- Founded: 1985
- Founder: Michael Danias
- Country of origin: Australia
- Location: Marrickville, New South Wales

= Timberyard Records =

Timberyard Records is a pioneering record label in the Australian independent music movement of the 1980s.

Timberyard Records was established in 1985 in Newtown, New South Wales by Michael Danias. Initially releasing prominent underground Sydney acts such as Box the Jesuit, Candy Harlots, The Dubrovniks, Girl Monstar, Johnny Teen and the Broken Hearts and the Zen Genies.
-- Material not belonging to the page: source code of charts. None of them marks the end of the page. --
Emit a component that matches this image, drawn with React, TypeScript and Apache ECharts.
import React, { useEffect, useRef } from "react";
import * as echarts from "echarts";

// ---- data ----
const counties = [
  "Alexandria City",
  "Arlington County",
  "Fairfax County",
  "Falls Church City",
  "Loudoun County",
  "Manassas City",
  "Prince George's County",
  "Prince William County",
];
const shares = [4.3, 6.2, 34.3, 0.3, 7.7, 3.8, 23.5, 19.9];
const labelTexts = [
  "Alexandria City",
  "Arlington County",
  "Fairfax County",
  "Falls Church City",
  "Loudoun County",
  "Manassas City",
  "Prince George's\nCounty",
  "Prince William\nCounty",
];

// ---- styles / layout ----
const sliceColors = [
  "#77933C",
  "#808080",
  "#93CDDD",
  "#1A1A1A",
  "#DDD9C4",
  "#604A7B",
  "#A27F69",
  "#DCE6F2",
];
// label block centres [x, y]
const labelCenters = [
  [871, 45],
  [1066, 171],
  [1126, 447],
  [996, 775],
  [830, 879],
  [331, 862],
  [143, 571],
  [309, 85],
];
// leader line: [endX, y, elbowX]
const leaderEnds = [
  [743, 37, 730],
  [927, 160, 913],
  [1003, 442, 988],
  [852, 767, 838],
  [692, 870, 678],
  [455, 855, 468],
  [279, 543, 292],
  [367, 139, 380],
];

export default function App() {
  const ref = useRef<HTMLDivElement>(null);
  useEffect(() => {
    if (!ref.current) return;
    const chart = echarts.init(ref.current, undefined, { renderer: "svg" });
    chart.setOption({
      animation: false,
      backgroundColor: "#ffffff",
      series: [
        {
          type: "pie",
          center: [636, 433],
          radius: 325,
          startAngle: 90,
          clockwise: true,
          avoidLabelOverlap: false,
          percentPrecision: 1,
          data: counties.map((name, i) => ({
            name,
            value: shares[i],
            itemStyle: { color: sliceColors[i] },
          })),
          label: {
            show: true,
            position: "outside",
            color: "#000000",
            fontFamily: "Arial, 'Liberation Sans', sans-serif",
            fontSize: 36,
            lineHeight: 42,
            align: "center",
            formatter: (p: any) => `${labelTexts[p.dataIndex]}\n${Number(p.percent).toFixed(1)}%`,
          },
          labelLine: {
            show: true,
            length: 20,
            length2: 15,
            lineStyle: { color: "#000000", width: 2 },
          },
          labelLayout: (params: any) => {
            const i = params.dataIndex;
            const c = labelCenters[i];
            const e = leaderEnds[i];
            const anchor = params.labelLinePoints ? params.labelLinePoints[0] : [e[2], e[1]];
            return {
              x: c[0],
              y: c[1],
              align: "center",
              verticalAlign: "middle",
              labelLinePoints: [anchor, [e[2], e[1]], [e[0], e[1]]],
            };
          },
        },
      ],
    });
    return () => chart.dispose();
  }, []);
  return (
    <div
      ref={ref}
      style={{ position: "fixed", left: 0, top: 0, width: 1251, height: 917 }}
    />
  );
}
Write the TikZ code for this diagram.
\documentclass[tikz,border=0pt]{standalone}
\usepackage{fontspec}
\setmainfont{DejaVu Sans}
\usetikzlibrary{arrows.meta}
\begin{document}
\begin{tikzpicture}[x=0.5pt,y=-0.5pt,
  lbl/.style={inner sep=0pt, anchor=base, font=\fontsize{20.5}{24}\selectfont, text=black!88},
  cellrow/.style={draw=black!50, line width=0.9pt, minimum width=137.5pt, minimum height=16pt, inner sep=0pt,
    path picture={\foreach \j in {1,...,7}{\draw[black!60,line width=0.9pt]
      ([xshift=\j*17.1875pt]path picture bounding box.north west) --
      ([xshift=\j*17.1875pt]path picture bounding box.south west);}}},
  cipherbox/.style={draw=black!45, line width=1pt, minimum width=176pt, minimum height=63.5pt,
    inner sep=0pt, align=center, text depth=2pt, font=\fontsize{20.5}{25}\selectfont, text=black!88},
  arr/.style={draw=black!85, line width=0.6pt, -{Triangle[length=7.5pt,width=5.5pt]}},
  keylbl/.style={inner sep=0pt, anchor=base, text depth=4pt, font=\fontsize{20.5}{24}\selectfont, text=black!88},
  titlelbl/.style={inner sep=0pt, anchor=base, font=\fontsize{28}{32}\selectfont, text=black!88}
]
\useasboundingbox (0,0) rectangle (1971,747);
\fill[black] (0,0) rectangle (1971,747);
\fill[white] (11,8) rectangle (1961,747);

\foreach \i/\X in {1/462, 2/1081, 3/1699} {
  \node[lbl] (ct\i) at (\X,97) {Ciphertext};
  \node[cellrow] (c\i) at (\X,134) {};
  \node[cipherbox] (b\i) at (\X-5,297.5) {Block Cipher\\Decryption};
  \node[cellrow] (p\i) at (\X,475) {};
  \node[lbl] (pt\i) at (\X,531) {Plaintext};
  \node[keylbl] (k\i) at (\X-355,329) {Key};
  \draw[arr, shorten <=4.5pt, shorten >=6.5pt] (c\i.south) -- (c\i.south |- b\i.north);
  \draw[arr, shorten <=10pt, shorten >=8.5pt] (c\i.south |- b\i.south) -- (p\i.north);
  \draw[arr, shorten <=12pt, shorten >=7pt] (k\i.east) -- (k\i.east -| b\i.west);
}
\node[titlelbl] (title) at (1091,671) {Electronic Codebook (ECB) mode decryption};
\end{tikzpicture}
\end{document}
In 1989 the label released a Christmas compilation, Rockin' Bethlehem, which featured a number of bands from the label, including The Dubrovniks, Ratcat, Girl Monstar, Steve Kilbey (The Church), Damien Lovelock (The Celibate Rifles), The Jackson Code and Lime Spiders. Proceeds from the sales of the album went to the Camperdown Children's Hospital. In 1990 the label released a second Christmas compilation album, Rockin' Bethlehem - The Second Coming, which featured The Falling Joys, Painters and Dockers, Ed Kuepper, The Screaming Tribesmen, Archie Roach and Paul Kelly. Also that year You Am I signed with Timberyard, with the label subsequently releasing the band's first two EPs, Snake Tide in May 1991 and Goddamn in May 1992. The band then signed to Ra Records, a sub-branch of rooArt Records.

Timberyard took an extended break for many years before becoming active in the mid-2000s, with releases from Melbourne bands, Ripe, Cosmic Psychos and Damn Arms as well as Sydney artists Warhorse, Circle Pit and Atrocities.

In 2004 the label started working with Teenager, a band composed of Nick Littlemore from Pnau and Empire of the Sun and Pip Brown known as Ladyhawke, on an art rock album titled Thirteen. It was recorded in many countries in collaboration with many artists. The album was released in 2006. The first single from the album was titled "Pony".